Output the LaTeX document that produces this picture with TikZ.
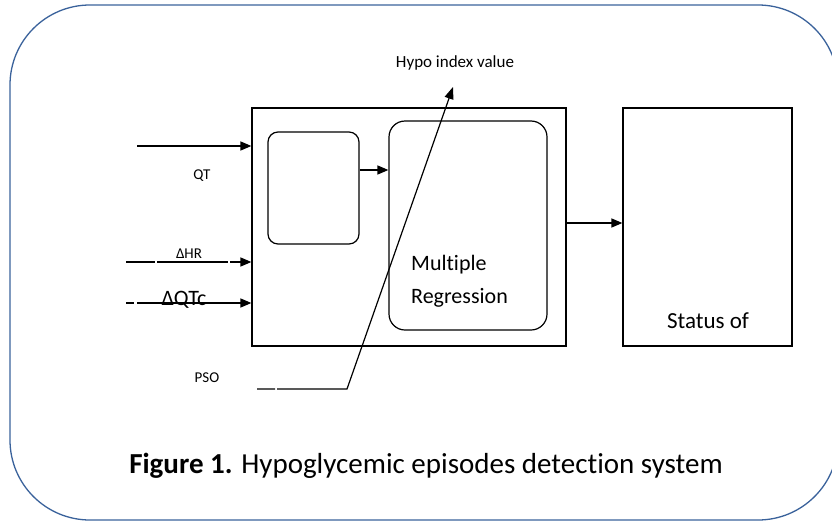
\documentclass[tikz,border=0pt]{standalone}
\usepackage{fontspec}
\setmainfont{Carlito}[Ligatures=NoCommon]
\usetikzlibrary{arrows.meta}
\definecolor{frameblue}{RGB}{58,98,155}
\tikzset{
  box/.style={draw, line width=1.2pt, minimum width=#1, inner sep=0pt},
  inarrow/.style={line width=1.5pt, -{Triangle[length=11pt,width=9pt]}},
}

\begin{document}
\begin{tikzpicture}[x=1pt,y=-1pt]

\clip (0,0) rectangle (832,522);
\draw[frameblue, line width=1.3pt, rounded corners=80pt] (10,5) rectangle (838,520);

\begin{scope}[box/.default=0pt]
\node[box=314pt, minimum height=238pt] (main) at (409,227) {};
\node[box=91pt, minimum height=112pt, rounded corners=10pt] (pre) at (313.5,188) {};
\node[box=158pt, minimum height=209pt, rounded corners=16pt] (mreg) at (468,225.5) {};
\node[box=169pt, minimum height=238pt] (status) at (707.5,227) {};
\end{scope}

\node[anchor=west, align=left, inner sep=0pt, font=\fontsize{22}{33}\selectfont] (mregtxt) at (411,281) {Multiple\\Regression};
\node[anchor=base, font=\fontsize{23}{26}\selectfont] (stattxt) at (708,328) {Status of};

% inputs
\coordinate (qtin) at (137,146);
\coordinate (hrin) at (126,262);
\coordinate (qtcin) at (126,303);
\coordinate (psoin) at (257,389);
\coordinate (psobend) at (347,389);
\coordinate (hypotip) at (453,87);

\node[font=\fontsize{15}{17}\selectfont] (qtlbl) at (202,176) {QT};
\node[font=\fontsize{15}{17}\selectfont, anchor=base] (hrlbl) at (189,258) {ΔHR};
\node[font=\fontsize{22}{24}\selectfont, anchor=base] (qtclbl) at (184,305) {ΔQTc};
\node[font=\fontsize{15}{17}\selectfont] (psolbl) at (207,378) {PSO};
\node[font=\fontsize{17}{19}\selectfont] (hypolbl) at (455,63) {Hypo index value};

\begin{scope}[inarrow]
\draw (qtin) -- (main.west |- qtin);
\draw[dash pattern=on 29pt off 2pt on 71pt off 2pt on 200pt] (hrin) -- (main.west |- hrin);
\draw[dash pattern=on 8pt off 3pt on 300pt] (qtcin) -- (main.west |- qtcin);
\draw ([yshift=18pt]pre.east) -- ([yshift=18pt]pre.east -| mreg.west);
\draw ([yshift=4pt]main.east) -- ([yshift=4pt]status.west);
\end{scope}

\draw[line width=1.2pt, dash pattern=on 18pt off 2pt on 600pt, -{Triangle[length=12pt,width=9pt]}]
  (psoin) -- (psobend) -- (hypotip);

\node[anchor=base, font=\fontsize{29}{32}\selectfont] (caption) at (426,473) {\textbf{Figure 1.} Hypoglycemic episodes detection system};

\end{tikzpicture}
\end{document}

▸ **TASK OBJECTIVE**
Starting at the first line of the material, output exactly the lines up to and including the one with "(hypolbl) at (455,63)". Do not include the pictures.

▸ **ANSWER TO THIS EXERCISE**
Output the LaTeX document that produces this picture with TikZ.
\documentclass[tikz,border=0pt]{standalone}
\usepackage{fontspec}
\setmainfont{Carlito}[Ligatures=NoCommon]
\usetikzlibrary{arrows.meta}
\definecolor{frameblue}{RGB}{58,98,155}
\tikzset{
  box/.style={draw, line width=1.2pt, minimum width=#1, inner sep=0pt},
  inarrow/.style={line width=1.5pt, -{Triangle[length=11pt,width=9pt]}},
}

\begin{document}
\begin{tikzpicture}[x=1pt,y=-1pt]

\clip (0,0) rectangle (832,522);
\draw[frameblue, line width=1.3pt, rounded corners=80pt] (10,5) rectangle (838,520);

\begin{scope}[box/.default=0pt]
\node[box=314pt, minimum height=238pt] (main) at (409,227) {};
\node[box=91pt, minimum height=112pt, rounded corners=10pt] (pre) at (313.5,188) {};
\node[box=158pt, minimum height=209pt, rounded corners=16pt] (mreg) at (468,225.5) {};
\node[box=169pt, minimum height=238pt] (status) at (707.5,227) {};
\end{scope}

\node[anchor=west, align=left, inner sep=0pt, font=\fontsize{22}{33}\selectfont] (mregtxt) at (411,281) {Multiple\\Regression};
\node[anchor=base, font=\fontsize{23}{26}\selectfont] (stattxt) at (708,328) {Status of};

% inputs
\coordinate (qtin) at (137,146);
\coordinate (hrin) at (126,262);
\coordinate (qtcin) at (126,303);
\coordinate (psoin) at (257,389);
\coordinate (psobend) at (347,389);
\coordinate (hypotip) at (453,87);

\node[font=\fontsize{15}{17}\selectfont] (qtlbl) at (202,176) {QT};
\node[font=\fontsize{15}{17}\selectfont, anchor=base] (hrlbl) at (189,258) {ΔHR};
\node[font=\fontsize{22}{24}\selectfont, anchor=base] (qtclbl) at (184,305) {ΔQTc};
\node[font=\fontsize{15}{17}\selectfont] (psolbl) at (207,378) {PSO};
\node[font=\fontsize{17}{19}\selectfont] (hypolbl) at (455,63) {Hypo index value};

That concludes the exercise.